- _EXERCISE INSTRUCTIONS_: In the listing below, identify each line with the word "that" and return those lines.

------------

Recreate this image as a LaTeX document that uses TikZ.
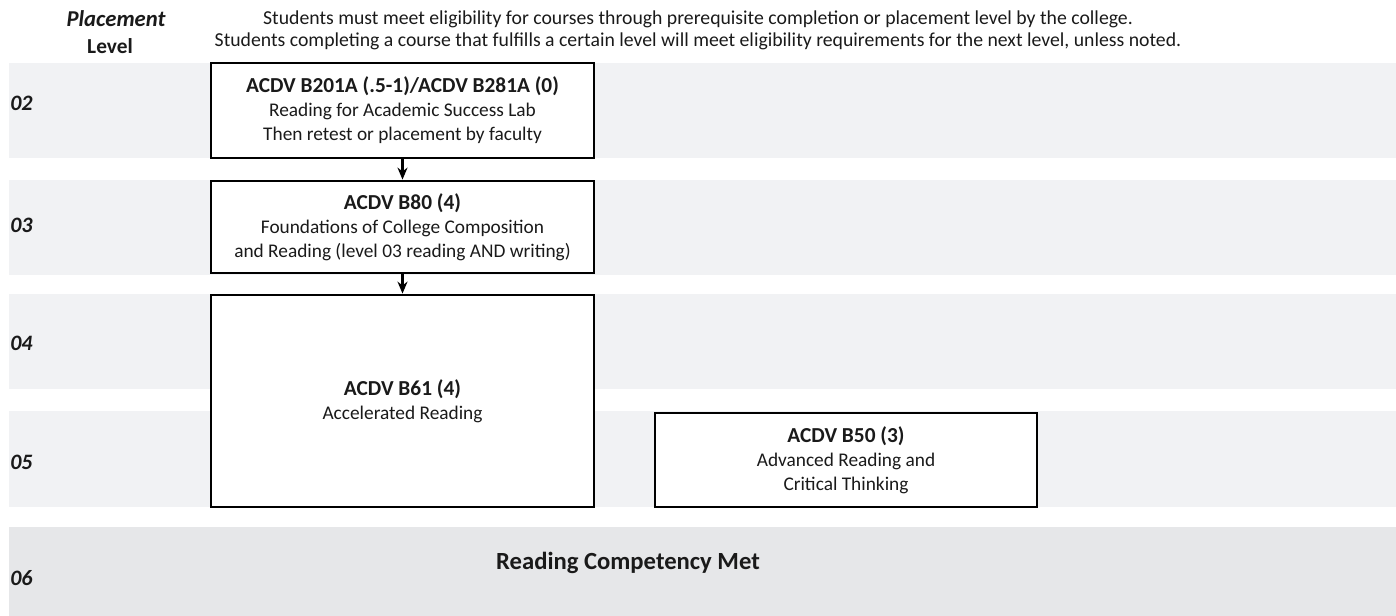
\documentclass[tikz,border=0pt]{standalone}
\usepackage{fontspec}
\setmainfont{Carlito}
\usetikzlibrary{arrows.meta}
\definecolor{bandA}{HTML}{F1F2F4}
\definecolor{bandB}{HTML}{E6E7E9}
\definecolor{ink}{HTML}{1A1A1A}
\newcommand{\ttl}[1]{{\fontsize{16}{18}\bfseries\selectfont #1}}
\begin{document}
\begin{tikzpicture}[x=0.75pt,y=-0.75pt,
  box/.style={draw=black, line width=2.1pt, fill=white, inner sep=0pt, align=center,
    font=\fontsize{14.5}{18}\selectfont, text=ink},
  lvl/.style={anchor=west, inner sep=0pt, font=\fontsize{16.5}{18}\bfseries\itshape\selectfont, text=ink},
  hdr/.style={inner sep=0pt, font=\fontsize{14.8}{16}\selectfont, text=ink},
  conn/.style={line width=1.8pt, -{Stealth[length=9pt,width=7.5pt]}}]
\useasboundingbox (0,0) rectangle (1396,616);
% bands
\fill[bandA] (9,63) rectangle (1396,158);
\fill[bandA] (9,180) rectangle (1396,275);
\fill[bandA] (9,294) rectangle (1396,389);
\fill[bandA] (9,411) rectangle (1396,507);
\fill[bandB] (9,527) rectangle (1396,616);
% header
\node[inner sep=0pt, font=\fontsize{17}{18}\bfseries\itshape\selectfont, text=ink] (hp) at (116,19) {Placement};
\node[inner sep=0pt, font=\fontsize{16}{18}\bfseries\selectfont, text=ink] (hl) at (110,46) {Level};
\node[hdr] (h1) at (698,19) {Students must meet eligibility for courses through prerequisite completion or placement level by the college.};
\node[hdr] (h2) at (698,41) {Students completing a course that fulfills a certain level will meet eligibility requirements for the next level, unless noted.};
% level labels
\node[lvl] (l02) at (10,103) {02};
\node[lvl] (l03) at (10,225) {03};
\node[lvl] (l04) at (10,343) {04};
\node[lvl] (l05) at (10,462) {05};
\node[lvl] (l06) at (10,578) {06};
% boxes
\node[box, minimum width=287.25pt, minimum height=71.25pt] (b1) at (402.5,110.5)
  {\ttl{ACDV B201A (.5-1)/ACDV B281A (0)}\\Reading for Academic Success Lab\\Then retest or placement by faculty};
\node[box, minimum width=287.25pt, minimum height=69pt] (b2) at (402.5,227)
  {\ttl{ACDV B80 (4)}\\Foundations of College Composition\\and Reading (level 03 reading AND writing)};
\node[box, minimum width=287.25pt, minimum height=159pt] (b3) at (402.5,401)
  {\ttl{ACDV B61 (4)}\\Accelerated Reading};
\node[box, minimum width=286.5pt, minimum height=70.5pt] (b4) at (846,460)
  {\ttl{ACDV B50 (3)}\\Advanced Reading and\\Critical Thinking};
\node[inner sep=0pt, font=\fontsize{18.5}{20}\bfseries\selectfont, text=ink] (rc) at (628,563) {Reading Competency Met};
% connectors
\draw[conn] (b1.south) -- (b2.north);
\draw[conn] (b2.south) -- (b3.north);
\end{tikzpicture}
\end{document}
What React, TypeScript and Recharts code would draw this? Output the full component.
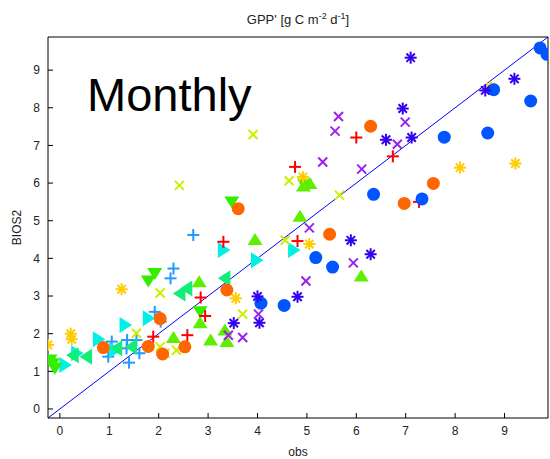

------------

- _REPLY TO THE TASK_:
Recreate this image as a LaTeX document that uses TikZ.
\node[hdr] (h2) at (698,41) {Students completing a course that fulfills a certain level will meet eligibility requirements for the next level, unless noted.};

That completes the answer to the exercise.